Bononcini: Cantate e Sonate / Montanari, Aurata Fonte
Giovanni Bononcini was born in Modena on 18 July 1670, the eldest and best-known son of the composer, violinist and theoretician Giovanni Maria (1642-1678), one of the main exponents of the musical school of Modena in the second half of the seventeenth century. His talent was extremely precocious: in 1685 he published Trattenimenti da camera op. 1, Concerti da camera op. 2 and Sinfonie op. 3. Giovanni Bononcini is known above all for his dramatic and vocal chamber music, whose simple, refined intensity of expression was acknowledged by his contemporaries. The cantatas are formed of the prescribed succession of arias (or duets) and recitativos, and show Bononcini’s outstanding expressive skill and his ability in finely crafting the close relationship between words and music that was required by this genre of chamber music because of the need to “further the feeling of that divine poetry by means of the expression of the harmonious melodies” (as he wrote in a letter to Benedetto Marcello from London on 6 April 1725).
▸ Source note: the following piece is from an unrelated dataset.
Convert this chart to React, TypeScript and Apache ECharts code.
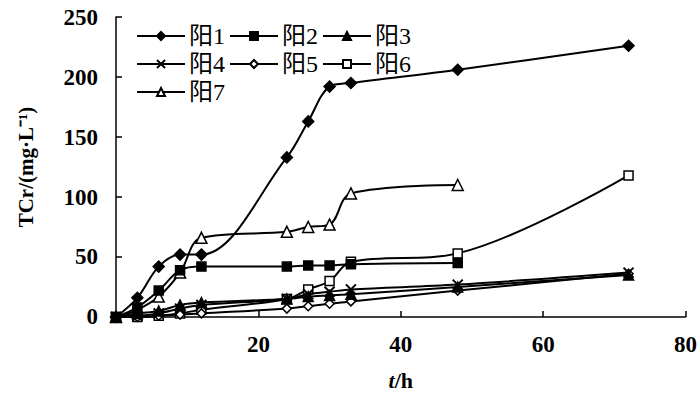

This ability of his made it possible for him, through his perfect knowledge of counterpoint, to tastefully adjust “the exact observation of the different moods produced in the soul by the different modulations of the sound, so as to be able to adapt them suitably to the needs of the words”. Within this world premiere recording the Aurata Fonte ensemble is performing the manuscripts of a composer whose talent was recognized and affirmed by a great career throughout Europe.